▶ _TO BE DONE_:
Starting at the top of the listing, extract every line up to and including the one with "const yTicks = [0, 10, 20, 30, 40, 50, 60];". Pictures stay out of the copy.

▶ _MATERIAL FOR THE TASK_:

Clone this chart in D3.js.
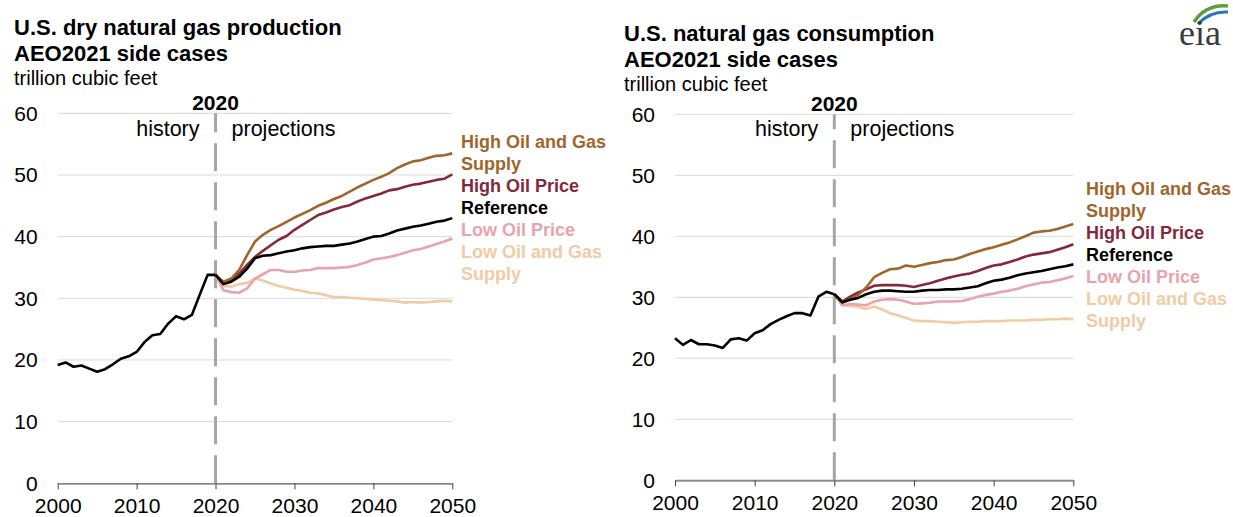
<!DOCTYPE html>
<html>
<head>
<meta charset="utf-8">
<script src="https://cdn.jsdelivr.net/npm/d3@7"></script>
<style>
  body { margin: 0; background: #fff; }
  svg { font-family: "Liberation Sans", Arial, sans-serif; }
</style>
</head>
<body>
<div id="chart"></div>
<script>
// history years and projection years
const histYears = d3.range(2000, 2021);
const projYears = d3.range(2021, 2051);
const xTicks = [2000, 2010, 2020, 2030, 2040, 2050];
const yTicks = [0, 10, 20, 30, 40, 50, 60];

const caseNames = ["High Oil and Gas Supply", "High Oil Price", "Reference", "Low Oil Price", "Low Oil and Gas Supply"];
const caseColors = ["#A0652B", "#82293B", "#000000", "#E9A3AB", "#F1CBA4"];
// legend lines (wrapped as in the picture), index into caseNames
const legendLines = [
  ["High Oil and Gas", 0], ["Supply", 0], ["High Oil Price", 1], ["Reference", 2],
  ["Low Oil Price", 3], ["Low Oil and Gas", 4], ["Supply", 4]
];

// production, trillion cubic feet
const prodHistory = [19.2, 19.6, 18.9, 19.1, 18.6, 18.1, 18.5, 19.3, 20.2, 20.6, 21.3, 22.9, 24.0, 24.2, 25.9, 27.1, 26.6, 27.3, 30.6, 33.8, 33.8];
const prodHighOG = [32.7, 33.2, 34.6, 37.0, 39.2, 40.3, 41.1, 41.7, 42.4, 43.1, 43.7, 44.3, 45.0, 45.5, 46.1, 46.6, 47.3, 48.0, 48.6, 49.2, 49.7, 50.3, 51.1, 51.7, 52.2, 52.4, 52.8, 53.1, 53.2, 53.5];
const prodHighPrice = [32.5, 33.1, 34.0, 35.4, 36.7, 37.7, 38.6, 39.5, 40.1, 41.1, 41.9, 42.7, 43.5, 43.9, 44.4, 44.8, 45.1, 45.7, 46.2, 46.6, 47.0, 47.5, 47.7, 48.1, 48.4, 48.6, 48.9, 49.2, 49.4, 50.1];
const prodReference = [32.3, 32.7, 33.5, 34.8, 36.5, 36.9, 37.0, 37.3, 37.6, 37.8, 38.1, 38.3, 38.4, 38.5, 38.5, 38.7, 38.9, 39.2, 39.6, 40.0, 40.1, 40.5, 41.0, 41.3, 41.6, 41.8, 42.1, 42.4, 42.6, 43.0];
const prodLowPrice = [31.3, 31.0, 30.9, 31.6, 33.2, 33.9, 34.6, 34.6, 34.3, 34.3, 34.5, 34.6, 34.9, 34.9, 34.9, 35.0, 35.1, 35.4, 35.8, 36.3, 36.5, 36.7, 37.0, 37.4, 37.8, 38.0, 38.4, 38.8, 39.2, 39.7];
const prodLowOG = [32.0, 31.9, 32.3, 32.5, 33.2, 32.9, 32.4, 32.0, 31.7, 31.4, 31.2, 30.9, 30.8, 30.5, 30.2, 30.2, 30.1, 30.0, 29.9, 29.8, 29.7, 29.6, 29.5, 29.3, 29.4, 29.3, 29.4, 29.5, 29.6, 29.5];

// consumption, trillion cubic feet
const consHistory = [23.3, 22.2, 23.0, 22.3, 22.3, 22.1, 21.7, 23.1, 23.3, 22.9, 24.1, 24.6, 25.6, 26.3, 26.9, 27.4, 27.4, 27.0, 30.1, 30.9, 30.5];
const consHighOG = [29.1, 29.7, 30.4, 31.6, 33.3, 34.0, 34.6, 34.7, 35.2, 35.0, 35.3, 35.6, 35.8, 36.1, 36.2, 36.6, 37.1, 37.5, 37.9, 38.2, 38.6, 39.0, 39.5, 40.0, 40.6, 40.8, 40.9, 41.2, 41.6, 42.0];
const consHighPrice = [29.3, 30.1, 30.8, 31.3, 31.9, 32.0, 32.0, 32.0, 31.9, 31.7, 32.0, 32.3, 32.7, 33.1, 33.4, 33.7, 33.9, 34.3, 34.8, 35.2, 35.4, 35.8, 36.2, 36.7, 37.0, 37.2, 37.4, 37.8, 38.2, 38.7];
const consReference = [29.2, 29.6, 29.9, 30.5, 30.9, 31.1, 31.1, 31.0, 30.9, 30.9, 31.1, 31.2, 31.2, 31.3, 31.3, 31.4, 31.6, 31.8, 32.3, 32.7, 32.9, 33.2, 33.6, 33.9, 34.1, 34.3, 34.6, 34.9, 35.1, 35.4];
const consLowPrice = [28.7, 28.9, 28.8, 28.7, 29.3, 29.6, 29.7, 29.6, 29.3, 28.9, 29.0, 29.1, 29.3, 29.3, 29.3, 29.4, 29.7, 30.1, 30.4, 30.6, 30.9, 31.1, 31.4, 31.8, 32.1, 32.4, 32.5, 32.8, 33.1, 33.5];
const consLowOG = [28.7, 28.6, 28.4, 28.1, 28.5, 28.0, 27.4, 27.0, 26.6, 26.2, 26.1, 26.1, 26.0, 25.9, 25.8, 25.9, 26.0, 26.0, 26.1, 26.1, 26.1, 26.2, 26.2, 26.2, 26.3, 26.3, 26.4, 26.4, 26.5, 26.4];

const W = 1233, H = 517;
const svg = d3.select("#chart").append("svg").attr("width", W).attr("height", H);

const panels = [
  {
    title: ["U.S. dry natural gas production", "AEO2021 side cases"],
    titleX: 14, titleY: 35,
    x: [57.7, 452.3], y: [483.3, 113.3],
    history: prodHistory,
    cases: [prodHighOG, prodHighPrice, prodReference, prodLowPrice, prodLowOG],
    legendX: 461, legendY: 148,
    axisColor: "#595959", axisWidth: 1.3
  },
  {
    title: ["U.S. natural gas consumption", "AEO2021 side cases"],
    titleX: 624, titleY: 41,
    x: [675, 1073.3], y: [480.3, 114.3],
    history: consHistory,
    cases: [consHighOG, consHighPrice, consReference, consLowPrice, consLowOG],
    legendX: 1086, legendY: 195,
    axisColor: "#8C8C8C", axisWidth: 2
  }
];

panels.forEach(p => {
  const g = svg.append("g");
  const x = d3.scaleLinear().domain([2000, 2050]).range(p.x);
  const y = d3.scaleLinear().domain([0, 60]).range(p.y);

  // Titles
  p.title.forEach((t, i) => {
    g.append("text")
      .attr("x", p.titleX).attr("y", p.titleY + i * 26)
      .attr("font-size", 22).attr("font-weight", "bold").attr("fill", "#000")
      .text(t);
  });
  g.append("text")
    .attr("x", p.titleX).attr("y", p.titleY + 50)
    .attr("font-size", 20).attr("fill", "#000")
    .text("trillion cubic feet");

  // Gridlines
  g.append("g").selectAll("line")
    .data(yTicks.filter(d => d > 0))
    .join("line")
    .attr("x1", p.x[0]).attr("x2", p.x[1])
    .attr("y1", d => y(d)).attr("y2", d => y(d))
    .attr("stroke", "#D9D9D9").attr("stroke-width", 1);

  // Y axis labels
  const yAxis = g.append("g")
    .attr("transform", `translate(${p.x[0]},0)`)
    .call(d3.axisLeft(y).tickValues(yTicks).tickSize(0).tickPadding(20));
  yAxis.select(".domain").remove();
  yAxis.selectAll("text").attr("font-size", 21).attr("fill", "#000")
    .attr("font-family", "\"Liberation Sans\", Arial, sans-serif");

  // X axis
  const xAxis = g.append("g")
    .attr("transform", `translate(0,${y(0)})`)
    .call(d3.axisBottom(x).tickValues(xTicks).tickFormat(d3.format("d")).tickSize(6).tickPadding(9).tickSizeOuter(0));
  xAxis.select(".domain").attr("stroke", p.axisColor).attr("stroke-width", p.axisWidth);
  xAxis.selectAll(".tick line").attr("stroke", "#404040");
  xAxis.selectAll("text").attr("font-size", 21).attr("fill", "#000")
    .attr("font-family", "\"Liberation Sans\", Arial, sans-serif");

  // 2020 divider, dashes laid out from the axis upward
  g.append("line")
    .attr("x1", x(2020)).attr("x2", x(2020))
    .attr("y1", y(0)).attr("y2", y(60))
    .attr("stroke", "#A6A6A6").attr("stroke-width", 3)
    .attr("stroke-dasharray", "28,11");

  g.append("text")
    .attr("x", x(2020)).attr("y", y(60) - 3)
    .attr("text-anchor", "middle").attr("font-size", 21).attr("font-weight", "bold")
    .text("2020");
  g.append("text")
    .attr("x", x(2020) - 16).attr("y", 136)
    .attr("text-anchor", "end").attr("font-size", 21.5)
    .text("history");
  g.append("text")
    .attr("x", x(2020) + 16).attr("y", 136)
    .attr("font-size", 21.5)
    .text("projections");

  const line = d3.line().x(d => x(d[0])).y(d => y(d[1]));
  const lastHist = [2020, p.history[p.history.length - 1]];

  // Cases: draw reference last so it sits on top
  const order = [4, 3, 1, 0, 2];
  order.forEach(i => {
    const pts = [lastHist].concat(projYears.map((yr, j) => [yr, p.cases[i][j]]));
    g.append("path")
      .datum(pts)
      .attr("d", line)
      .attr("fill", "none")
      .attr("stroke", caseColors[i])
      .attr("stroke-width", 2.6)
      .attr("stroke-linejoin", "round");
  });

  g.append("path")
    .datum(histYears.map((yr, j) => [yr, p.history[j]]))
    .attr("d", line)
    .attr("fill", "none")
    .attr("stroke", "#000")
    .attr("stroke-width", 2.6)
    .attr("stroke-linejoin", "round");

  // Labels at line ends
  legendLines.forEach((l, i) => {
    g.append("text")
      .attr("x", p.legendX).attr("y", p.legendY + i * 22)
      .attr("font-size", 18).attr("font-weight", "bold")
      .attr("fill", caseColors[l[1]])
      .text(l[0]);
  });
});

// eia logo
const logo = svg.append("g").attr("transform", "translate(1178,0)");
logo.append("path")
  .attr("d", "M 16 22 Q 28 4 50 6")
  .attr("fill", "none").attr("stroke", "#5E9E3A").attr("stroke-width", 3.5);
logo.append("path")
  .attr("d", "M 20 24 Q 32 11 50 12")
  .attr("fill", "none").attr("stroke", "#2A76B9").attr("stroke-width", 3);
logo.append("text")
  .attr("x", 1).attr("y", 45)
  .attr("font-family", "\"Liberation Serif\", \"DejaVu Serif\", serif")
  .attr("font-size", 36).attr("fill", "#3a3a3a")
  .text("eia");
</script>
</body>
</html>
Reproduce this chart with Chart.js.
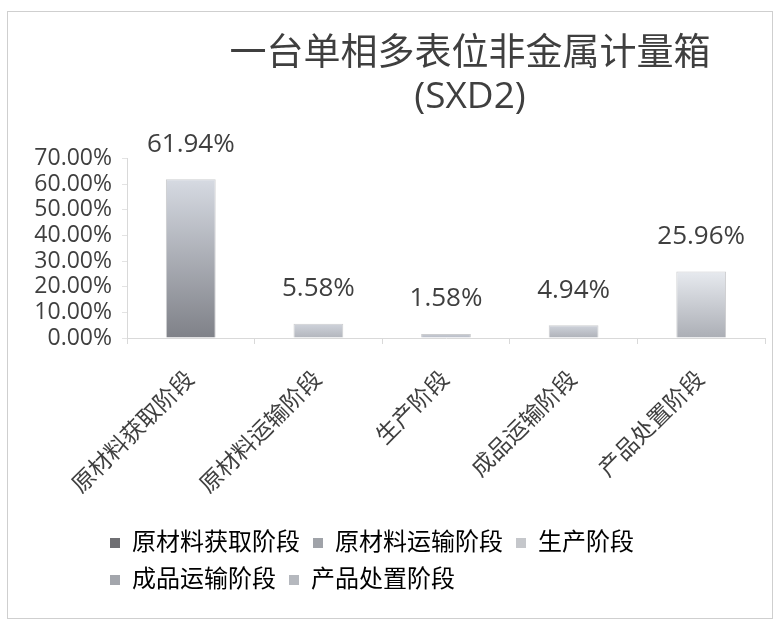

▶ _SOLUTION TO THIS EXERCISE_:
Clone this chart in D3.js.
<!DOCTYPE html>
<html>
<head>
<meta charset="utf-8">
<script src="https://cdn.jsdelivr.net/npm/d3@7"></script>
<style>
  body { margin: 0; background: #fff; }
  svg { font-family: "Liberation Sans", Arial, sans-serif; }
</style>
</head>
<body>
<div id="chart"></div>
<script>
// history years and projection years
const histYears = d3.range(2000, 2021);
const projYears = d3.range(2021, 2051);
const xTicks = [2000, 2010, 2020, 2030, 2040, 2050];
const yTicks = [0, 10, 20, 30, 40, 50, 60];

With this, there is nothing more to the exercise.